The Whitney Biennial, the longest-running survey of American art now in its eighty-first iteration, reckons with an evolving cultural landscape– one in which our digital life challenges the institution’s place as the prominent delivery system for the state of contemporary art. For most of us, the physical space of a museum or gallery isn’t as present in our everyday lives as the massive quantities of digital matter we consume. The Biennial reckons with that truth, in part, by offering a selection of exceedingly tactile, temporary, and even urgent pieces that can only be understood in the flesh, right now.

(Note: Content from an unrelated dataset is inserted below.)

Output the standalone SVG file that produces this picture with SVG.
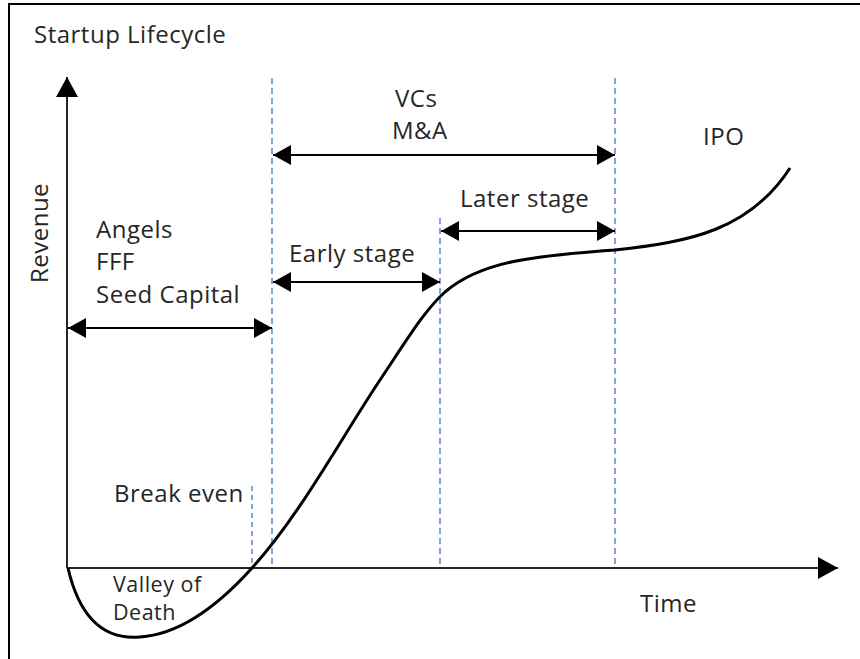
<svg xmlns="http://www.w3.org/2000/svg" width="860" height="659" viewBox="0 0 860 659">
<style>
text{font-family:"Open Sans","Liberation Sans",sans-serif;font-size:24px;letter-spacing:0.5px;fill:#262626}
.sm{font-size:21.5px}
.ax{stroke:#262626;stroke-width:2;fill:none}
.dash{stroke:#4472C4;stroke-width:1.3;stroke-dasharray:6,4;fill:none}
.arr{stroke:#000;stroke-width:2;fill:none;marker-start:url(#ah);marker-end:url(#ah)}
.curve{stroke:#000;stroke-width:3;fill:none}
</style>
<defs>
<marker id="ah" viewBox="0 0 18 20" refX="18" refY="10" markerWidth="18" markerHeight="20" markerUnits="userSpaceOnUse" orient="auto-start-reverse">
<path d="M0,0L18,10L0,20z" fill="#000"/>
</marker>
<marker id="axh" viewBox="0 0 20 22" refX="20" refY="11" markerWidth="20" markerHeight="22" markerUnits="userSpaceOnUse" orient="auto">
<path d="M0,0L20,11L0,22z" fill="#000"/>
</marker>
</defs>
<rect x="0" y="0" width="860" height="659" fill="#fff"/>
<rect x="9" y="4" width="900" height="700" fill="none" stroke="#000" stroke-width="2"/>
<g id="connectors">
<line class="dash" x1="272" y1="78" x2="272" y2="568"/>
<line class="dash" x1="440" y1="218" x2="440" y2="568"/>
<line class="dash" x1="615" y1="78" x2="615" y2="568"/>
<line class="dash" x1="252" y1="486" x2="252" y2="568" style="stroke-dasharray:5,4"/>
<line class="ax" x1="67" y1="568" x2="67" y2="77" marker-end="url(#axh)"/>
<line class="ax" x1="67" y1="568" x2="838" y2="568" marker-end="url(#axh)"/>
<line class="arr" x1="68" y1="328" x2="272" y2="328"/>
<line class="arr" x1="273" y1="155" x2="615" y2="155"/>
<line class="arr" x1="273" y1="282" x2="440" y2="282"/>
<line class="arr" x1="441" y1="231" x2="615" y2="231"/>
<path class="curve" d="M68,568 C80,620 105,640 140,637 C185,634 225,598 252,568 C300,515 340,440 380,380 C410,335 425,310 445,292 C480,262 530,256 615,250 C690,242 750,230 790,168"/>
</g>
<g id="title"><text x="34" y="43">Startup Lifecycle</text></g>
<g id="revenue"><text transform="translate(48,233) rotate(-90)" text-anchor="middle">Revenue</text></g>
<g id="seed">
<text x="96" y="238">Angels</text>
<text x="96" y="270">FFF</text>
<text x="96" y="303">Seed Capital</text>
</g>
<g id="vcs">
<text x="395" y="107">VCs</text>
<text x="392" y="139">M&amp;A</text>
</g>
<g id="early"><text x="289" y="262">Early stage</text></g>
<g id="later"><text x="460" y="207">Later stage</text></g>
<g id="ipo"><text x="703" y="145">IPO</text></g>
<g id="breakeven"><text x="114" y="502">Break even</text></g>
<g id="valley">
<text class="sm" x="113" y="592">Valley of</text>
<text class="sm" x="113" y="620">Death</text>
</g>
<g id="time"><text x="640" y="612">Time</text></g>
</svg>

The 2024 Whitney Biennial Debuts in New York
“Even Better Than the Real Thing” was named for a 1991 U2 song, the lyrics of which plead a lover to “slide down the surface of things.” If you follow The Whitney’s advice and start from the top, working your way down, the first piece you see might be Holly Herndon and Matt Dryhurst’s xhairymutantx Embedding Study 1 (2024), a futuristic print made with AI tools. You might expect the rest of the exhibit to offer a similarly spacy, futuristic take on technology and reality. But if the curatorial theme poses a fork in the road between virtual and physical, the most impactful works on display turn swiftly toward the latter.
Organic matter is center stage– cloths dyed in the river, 3D prints of human bones, and debris suspended in amber all interrogate the idea of what is real. This year’s collection is relatively small but rich in perspectives– nearly half of its 71 artists and collectives were born or reside outside the United States. That plurality is this Biennial’s strength, offering a take on our current existence large in scope but contrastingly considered in meaning. The exhibit opened late this month and will remain on view until August 11. Read on for a selection of standout pieces.
Eddie Rodolfo Aparicio’s Paloma Blanca Deja Volar/White Dove Let us Fly (2024)
Near a window on the sixth floor stands an imposing wall of amber made by the Los Angeles native. The resinous structure holds in debris, dirt, and archival materials. It’s already bending in the heat of the sun and will continue to change over time. There are small cavities through which the viewer can peek at what’s crumbling in its hollow center. It’s an incredible visual that also invites the kind of complicated introspection about history and impermanence that even the most well-written wall plaques could only dream of inspiring.
Isaac Julien’s Iolaus/In the Life (Once Again. . . Statues Never Die) (2022)
The British installation artist who now lives in California presents a film about Harlem Renaissance figure Alain Locke across five screens. The video installation arrives at the end of a quiet hall, distanced from the other happenings outside. The 31-minute film features excellent performances by actors André Holland and Danny Huston and beautiful vocals by Alice Smith. The space also displays sculptures by Richmond Barthe and Matthew Angelo Harrison, in a practice the artist calls the inclusion “poetic restitution.”
Jes Fan’s Biomorphic Sculptures
In the dichotomy of man versus machine, Brooklyn-based artist Jes Fan occupies the more sophisticated space in between. 3D-printed CAT scans of his own muscular structures are adorned with delicately blown glass. The result is sculptural self-portraits that propose the breakability of the body as a great strength.
Julia Phillips’s Nourisher (2022)
Phillips’s sculptures on the sixth-floor offer as much in negative space as they do in materials used to astonishing effect. Nourisher, a partial bust of a woman hooked up to plastic tubes, stands out among the rest.
Nikita Gale’s TEMPO RUBATO (STOLEN TIME) (2023-24)
An automated player piano drums its own keys, disconnected from the usual music-making methods. The keys, stripped of their ivory, do not pluck strings to produce sound but slam rhythmically on, creating a vision of the absent player, a character whose nonexistence fills the space. The work challenges the concept of artistic medium, operating not only on visual, sonic, and temporal planes– but offering a rhythm that is felt in the body.
Maja Ruznic’s The Past Awaiting the Future/Arrival of Drummers (2023)
Ruznic’s large-scale paintings are an impactful, colorful breath of air. The painter uses striking color in the background and foreground, inviting the viewer to untangle the visuals for as long as they’d like. There’s always a new limb or eye or layer to be discovered, the closer you look.
Suzanne Jackson’s Rag-To-Wobble (2021)
Southern artist Suzanne Jackson’s suspended sculptures created from dried paint appear to slither and melt before the viewer’s eyes, but not in a way that inspires tragedy or even anxiety. They’re playful, flexible, and alive. Parts of them are translucent, other parts gloriously colorful– even otherworldly. The name Rag-To-Wobble is about ragtime, dancing, and the wobbly quality of the work itself.